▸ **WHAT TO WORK ON**
Transcribe all of the material exactly.

▸ **DATA EXTRACT**

------------------------------

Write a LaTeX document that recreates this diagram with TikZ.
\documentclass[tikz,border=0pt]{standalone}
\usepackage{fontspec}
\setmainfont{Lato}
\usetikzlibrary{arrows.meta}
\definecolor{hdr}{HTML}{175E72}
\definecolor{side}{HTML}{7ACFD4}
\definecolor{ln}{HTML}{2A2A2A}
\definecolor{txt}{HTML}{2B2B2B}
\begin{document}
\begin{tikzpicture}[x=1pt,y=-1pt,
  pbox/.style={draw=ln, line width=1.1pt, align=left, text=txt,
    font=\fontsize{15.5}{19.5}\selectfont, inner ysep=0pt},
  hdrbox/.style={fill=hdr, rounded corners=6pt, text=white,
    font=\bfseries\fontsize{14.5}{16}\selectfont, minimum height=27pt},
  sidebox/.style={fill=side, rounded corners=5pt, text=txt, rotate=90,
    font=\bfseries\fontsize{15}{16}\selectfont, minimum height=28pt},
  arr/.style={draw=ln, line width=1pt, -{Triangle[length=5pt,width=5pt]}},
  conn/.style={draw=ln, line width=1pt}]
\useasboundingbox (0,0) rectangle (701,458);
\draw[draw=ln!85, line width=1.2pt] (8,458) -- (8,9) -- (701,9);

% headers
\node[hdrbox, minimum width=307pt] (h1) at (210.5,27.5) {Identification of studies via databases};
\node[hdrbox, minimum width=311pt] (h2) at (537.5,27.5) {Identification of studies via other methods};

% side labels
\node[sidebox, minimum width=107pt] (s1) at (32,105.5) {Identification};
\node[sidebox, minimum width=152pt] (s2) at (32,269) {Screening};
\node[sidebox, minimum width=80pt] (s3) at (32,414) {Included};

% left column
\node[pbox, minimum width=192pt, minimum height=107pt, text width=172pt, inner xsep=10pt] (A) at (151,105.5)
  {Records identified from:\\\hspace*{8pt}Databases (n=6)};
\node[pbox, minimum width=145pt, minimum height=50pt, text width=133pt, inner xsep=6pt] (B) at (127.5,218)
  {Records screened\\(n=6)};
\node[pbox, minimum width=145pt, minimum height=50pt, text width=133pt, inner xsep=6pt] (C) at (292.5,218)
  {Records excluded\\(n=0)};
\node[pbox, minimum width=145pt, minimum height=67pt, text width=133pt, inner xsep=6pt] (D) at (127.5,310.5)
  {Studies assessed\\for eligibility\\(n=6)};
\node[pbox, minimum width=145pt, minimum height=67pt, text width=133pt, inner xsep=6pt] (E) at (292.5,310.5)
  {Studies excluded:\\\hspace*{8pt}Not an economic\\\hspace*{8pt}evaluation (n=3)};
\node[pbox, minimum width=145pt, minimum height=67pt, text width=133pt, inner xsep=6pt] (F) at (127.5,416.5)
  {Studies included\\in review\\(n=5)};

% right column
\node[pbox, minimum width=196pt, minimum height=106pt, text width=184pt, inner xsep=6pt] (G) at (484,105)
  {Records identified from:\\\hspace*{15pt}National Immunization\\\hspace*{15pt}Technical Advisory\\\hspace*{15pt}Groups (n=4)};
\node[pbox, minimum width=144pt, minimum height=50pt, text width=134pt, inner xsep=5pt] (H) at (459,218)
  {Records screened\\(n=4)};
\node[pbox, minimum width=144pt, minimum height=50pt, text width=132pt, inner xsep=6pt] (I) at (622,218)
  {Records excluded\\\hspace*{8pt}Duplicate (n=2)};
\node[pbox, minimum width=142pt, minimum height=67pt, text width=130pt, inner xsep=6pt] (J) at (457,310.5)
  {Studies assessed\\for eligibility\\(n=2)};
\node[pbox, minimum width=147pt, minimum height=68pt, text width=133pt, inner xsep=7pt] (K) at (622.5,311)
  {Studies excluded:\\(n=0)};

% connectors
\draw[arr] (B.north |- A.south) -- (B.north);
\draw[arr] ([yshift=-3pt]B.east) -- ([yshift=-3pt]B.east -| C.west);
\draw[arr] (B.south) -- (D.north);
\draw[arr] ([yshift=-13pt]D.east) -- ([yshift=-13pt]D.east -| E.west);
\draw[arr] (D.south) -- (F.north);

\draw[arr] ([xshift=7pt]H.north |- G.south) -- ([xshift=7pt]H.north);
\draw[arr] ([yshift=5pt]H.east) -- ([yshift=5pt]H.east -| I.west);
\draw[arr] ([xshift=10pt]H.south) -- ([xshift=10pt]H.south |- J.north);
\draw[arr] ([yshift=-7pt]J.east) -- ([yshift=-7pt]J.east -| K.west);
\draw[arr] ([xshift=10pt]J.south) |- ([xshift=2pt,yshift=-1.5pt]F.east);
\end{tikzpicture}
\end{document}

------------------------------

▸ **SOLVED PROBLEM**
Write a LaTeX document that recreates this diagram with TikZ.
\documentclass[tikz,border=0pt]{standalone}
\usepackage{fontspec}
\setmainfont{Lato}
\usetikzlibrary{arrows.meta}
\definecolor{hdr}{HTML}{175E72}
\definecolor{side}{HTML}{7ACFD4}
\definecolor{ln}{HTML}{2A2A2A}
\definecolor{txt}{HTML}{2B2B2B}
\begin{document}
\begin{tikzpicture}[x=1pt,y=-1pt,
  pbox/.style={draw=ln, line width=1.1pt, align=left, text=txt,
    font=\fontsize{15.5}{19.5}\selectfont, inner ysep=0pt},
  hdrbox/.style={fill=hdr, rounded corners=6pt, text=white,
    font=\bfseries\fontsize{14.5}{16}\selectfont, minimum height=27pt},
  sidebox/.style={fill=side, rounded corners=5pt, text=txt, rotate=90,
    font=\bfseries\fontsize{15}{16}\selectfont, minimum height=28pt},
  arr/.style={draw=ln, line width=1pt, -{Triangle[length=5pt,width=5pt]}},
  conn/.style={draw=ln, line width=1pt}]
\useasboundingbox (0,0) rectangle (701,458);
\draw[draw=ln!85, line width=1.2pt] (8,458) -- (8,9) -- (701,9);

% headers
\node[hdrbox, minimum width=307pt] (h1) at (210.5,27.5) {Identification of studies via databases};
\node[hdrbox, minimum width=311pt] (h2) at (537.5,27.5) {Identification of studies via other methods};

% side labels
\node[sidebox, minimum width=107pt] (s1) at (32,105.5) {Identification};
\node[sidebox, minimum width=152pt] (s2) at (32,269) {Screening};
\node[sidebox, minimum width=80pt] (s3) at (32,414) {Included};

% left column
\node[pbox, minimum width=192pt, minimum height=107pt, text width=172pt, inner xsep=10pt] (A) at (151,105.5)
  {Records identified from:\\\hspace*{8pt}Databases (n=6)};
\node[pbox, minimum width=145pt, minimum height=50pt, text width=133pt, inner xsep=6pt] (B) at (127.5,218)
  {Records screened\\(n=6)};
\node[pbox, minimum width=145pt, minimum height=50pt, text width=133pt, inner xsep=6pt] (C) at (292.5,218)
  {Records excluded\\(n=0)};
\node[pbox, minimum width=145pt, minimum height=67pt, text width=133pt, inner xsep=6pt] (D) at (127.5,310.5)
  {Studies assessed\\for eligibility\\(n=6)};
\node[pbox, minimum width=145pt, minimum height=67pt, text width=133pt, inner xsep=6pt] (E) at (292.5,310.5)
  {Studies excluded:\\\hspace*{8pt}Not an economic\\\hspace*{8pt}evaluation (n=3)};
\node[pbox, minimum width=145pt, minimum height=67pt, text width=133pt, inner xsep=6pt] (F) at (127.5,416.5)
  {Studies included\\in review\\(n=5)};

% right column
\node[pbox, minimum width=196pt, minimum height=106pt, text width=184pt, inner xsep=6pt] (G) at (484,105)
  {Records identified from:\\\hspace*{15pt}National Immunization\\\hspace*{15pt}Technical Advisory\\\hspace*{15pt}Groups (n=4)};
\node[pbox, minimum width=144pt, minimum height=50pt, text width=134pt, inner xsep=5pt] (H) at (459,218)
  {Records screened\\(n=4)};
\node[pbox, minimum width=144pt, minimum height=50pt, text width=132pt, inner xsep=6pt] (I) at (622,218)
  {Records excluded\\\hspace*{8pt}Duplicate (n=2)};
\node[pbox, minimum width=142pt, minimum height=67pt, text width=130pt, inner xsep=6pt] (J) at (457,310.5)
  {Studies assessed\\for eligibility\\(n=2)};
\node[pbox, minimum width=147pt, minimum height=68pt, text width=133pt, inner xsep=7pt] (K) at (622.5,311)
  {Studies excluded:\\(n=0)};

% connectors
\draw[arr] (B.north |- A.south) -- (B.north);
\draw[arr] ([yshift=-3pt]B.east) -- ([yshift=-3pt]B.east -| C.west);
\draw[arr] (B.south) -- (D.north);
\draw[arr] ([yshift=-13pt]D.east) -- ([yshift=-13pt]D.east -| E.west);
\draw[arr] (D.south) -- (F.north);

\draw[arr] ([xshift=7pt]H.north |- G.south) -- ([xshift=7pt]H.north);
\draw[arr] ([yshift=5pt]H.east) -- ([yshift=5pt]H.east -| I.west);
\draw[arr] ([xshift=10pt]H.south) -- ([xshift=10pt]H.south |- J.north);
\draw[arr] ([yshift=-7pt]J.east) -- ([yshift=-7pt]J.east -| K.west);
\draw[arr] ([xshift=10pt]J.south) |- ([xshift=2pt,yshift=-1.5pt]F.east);
\end{tikzpicture}
\end{document}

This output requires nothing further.